SC – O projeto foi inscrito em concursos para obtenção de financiamento estatal?
BV – Estamos inscrevendo o filme nas leis de incentivo, pois não temos como driblar esse mecanismo. Mas estamos também recorrendo ao novo sistema de financiamento já muito utilizado fora do Brasil chamado Crowd Funding ou financiamento coletivo. Nesse sistema, amantes do samba, jazz e bossa nova poderão colaborar com qualquer quantia para que o filme fique pronto. São contribuições pelo cartão de crédito, com valores que correspondem a prêmios como o nome nos créditos finais como agradecimento especial, vagas em oficinas de cinema e até a aparição no filme como figurante e participação na equipe de filmagens e na edição. Sites como Kickstarter e RocketHub já movimentam milhares de dólares em projetos de filmes, produção de cd’s e até shows musicais. Um dos maiores exemplos de financiamento coletivo é o do filme Blue Like Jazz que tinha como meta arrecadar US$ 125.000,00 e recebeu US$ 346.000,00 de 4.495 americanos. As filmagens já começaram e o filme deve ser lançado ainda esse ano. Para quem quiser participar, o documentário Do Jazz ao Samba está em parceria com o site Incentivador.com. O Crowd Funding está começando no Brasil. Acredito que em pouco tempo já poderemos ter um mecanismo de financiamento paralelo as empresas privadas ou estatais.

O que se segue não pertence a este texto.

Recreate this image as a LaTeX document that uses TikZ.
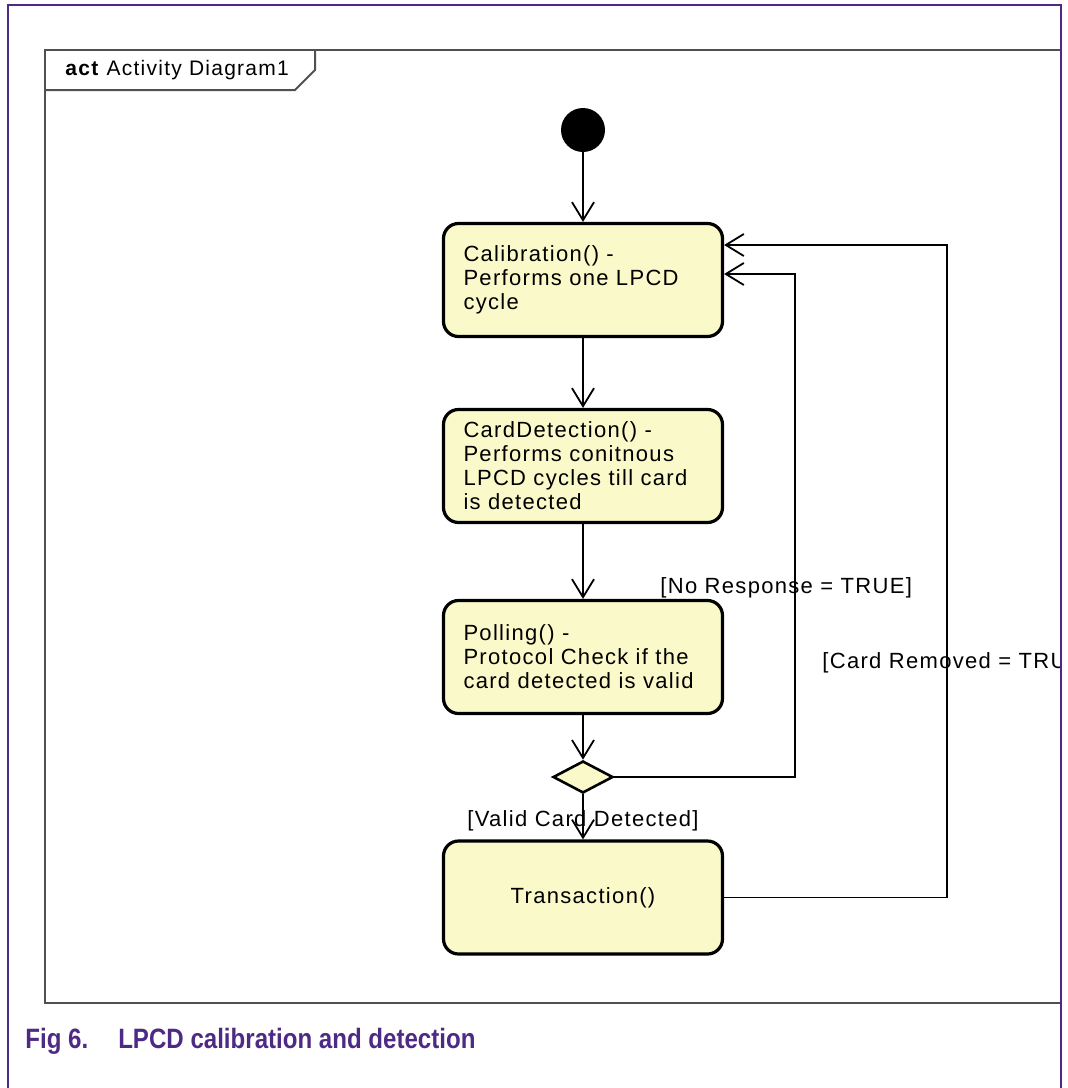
\documentclass[tikz,border=0pt]{standalone}
\usepackage{fontspec}
\setmainfont{Liberation Sans}[LetterSpace=6]
\newfontfamily\capfont{Liberation Sans}[FakeStretch=0.86]
\usetikzlibrary{arrows.meta,shapes.geometric,positioning}
\tikzset{>={Straight Barb[length=9pt,width=11pt]}}
\definecolor{y1}{HTML}{FAF9C9}
\definecolor{p1}{HTML}{4E2A84}
\definecolor{g1}{HTML}{505050}
\tikzstyle{action}=[draw,fill=y1,line width=1.6pt,rounded corners=7.5pt,minimum width=139.5pt,minimum height=56.5pt,inner xsep=10pt,text width=119.5pt,align=left,font=\fontsize{11}{12}\selectfont]
\tikzstyle{guard}=[inner sep=0pt,font=\fontsize{11}{12}\selectfont]
\tikzstyle{flow}=[->,line width=0.9pt]

\begin{document}
\begin{tikzpicture}[x=0.5pt,y=-0.5pt]
  \useasboundingbox (0,0) rectangle (1068,1088);
  \begin{scope}
    \clip (8,5) rectangle (1061,1088);
    % frame and tab
    \draw[g1,line width=1pt] (1061,50) -- (45,50) -- (45,1003) -- (1061,1003);
    \draw[g1,line width=1pt] (45,90) -- (295,90) -- (315,70) -- (315,50);
    \node[guard,anchor=west,font=\fontsize{10.5}{12}\selectfont] (title) at (65,70) {\textbf{act} Activity Diagram1};
    % actions
    \node[circle,fill=black,minimum size=22pt,inner sep=0pt] (start) at (583,130) {};
    \node[action] (cal) at (583,280) {Calibration() -\\Performs one LPCD\\cycle};
    \node[action] (det) at (583,466) {CardDetection() -\\Performs conitnous\\LPCD cycles till card\\is detected};
    \node[action] (poll) at (583,657) {Polling() -\\Protocol Check if the\\card detected is valid};
    \node[diamond,draw,fill=y1,line width=1.3pt,minimum width=30pt,minimum height=16pt,inner sep=0pt] (dec) at (583,777) {};
    \node[action,align=center] (trans) at (583,897.5) {Transaction()};
    % guards
    \node[guard,anchor=west] (noresp) at (660,588) {[No Response = TRUE]};
    \node[guard,anchor=west] (removed) at (822,663) {[Card Removed = TRUE]};
    \node[guard,above=4pt of trans] (valid) {[Valid Card Detected]};
    % flows
    \coordinate (ret1) at (795,274);
    \coordinate (ret2) at (947,245);
    \draw[flow] (start) -- (cal);
    \draw[flow] (cal) -- (det);
    \draw[flow] (det) -- (poll);
    \draw[flow] (poll) -- (dec);
    \draw[flow] (dec) -- (trans);
    \draw[flow] (dec.east) -| (ret1) -- (cal.east |- ret1);
    \draw[flow] (trans.east) -| (ret2) -- (cal.east |- ret2);
  \end{scope}
  \draw[p1,line width=1pt] (8,1088) -- (8,5) -- (1061,5) -- (1061,1088);
  \node[anchor=west,inner sep=0pt,text=p1,font=\capfont\bfseries\fontsize{14}{16}\selectfont] (cap) at (25,1041) {Fig 6.\hspace{15pt}LPCD calibration and detection};
\end{tikzpicture}
\end{document}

SC – Até o momento quanto foi investido no filme? Houve algum patrocínio para a viabilização do material até então captado?
BV – Eu tenho aproveitado as viagens que faço a trabalho para poder ir captando o material para o filme. Adio minha volta e então tenho tempo para filmar. No Rio tenho contado com o apoio de profissionais como Bruno Souza, produtor, Mainara, assistente, para conseguir filmar por aqui. Já foram investidos por volta de 60 mil reais, contabilizando os equipamentos utilizados, profissionais envolvidos e custos de produção como hospedagem, alimentação e transporte. Ainda não houve nenhum aporte financeiro até agora, estou conversando com algumas empresas que possivelmente irão entrar no projeto como parceiras.
SC - Qual sua opinião sobre a política pública de financiamento a cultura e, em especial, ao cinema brasileiro?
BV – Acredito que a política de incentivo cultural no Brasil deva ser mais segmentada, para não só beneficiar os grandes diretores, como também os estreantes, pois só assim iremos fomentar um crescimento na indústria audiovisual brasileira, através da pluralidade de olhares. No Brasil temos casos de pessoas que saem de favelas e lugares muito pobres e viram grandes personalidades em suas áreas e não é só no futebol, mas na cultura também. É preciso abrir espaço para essas pessoas.
SC – Obter a entrevista de tantas personalidades não deve ter sido tarefa fácil. Como se deu tal processo?
BV – Não foi uma tarefa fácil não. O que me ajudou foi o trailler provisório que montei, a partir do material filmado em NY. A partir dele fui conseguindo a credibilidade necessária para marcar as entrevistas, todos viam que era um projeto sério. A partir daí fui montando o blog e as coisas foram clareando. Hoje temos muitos artistas engajados no projeto, a receptividade do enfoque foi maravilhosa. Estamos nesse momento viabilizando um show com grandes nomes para interpretarem standards de jazz e samba numa linda noite. Mas para isso dependemos de verba.
SC – Se finalizado qual o itinerário de exibição que Do Jazz ao Samba poderá ter? Além de festivais, há a possibilidade de o filme ser distribuído para circuitos alternativos e/ou comerciais? Há a intenção de destinar parte do que vir ser arrecadado para a distribuição da obra?
BV – Já recebemos propostas de exibição na Holanda, China, Canadá, Estados Unidos e Índia mesmo antes do filme ficar pronto, somente pela divulgação do trailer provisório em inglês através da internet. Pediram que mandasse o filme quando ficar pronto para avaliação. Por isso estamos correndo! Por enquanto não pensamos na hipótese de destinar parte da verba porque estamos muito voltados em viabilizar o projeto. Mas gostaríamos sim de poder ajudar algum projeto musical ou mesmo uma banda como a Rio Jazz Orchestra, única big band remanescente no Rio de Janeiro, que recentemente perdeu seu fundador, o maestro Marcos Szpilman, um dos grandes entendedores de jazz do país, que cedeu uma entrevista para o filme antes de falecer.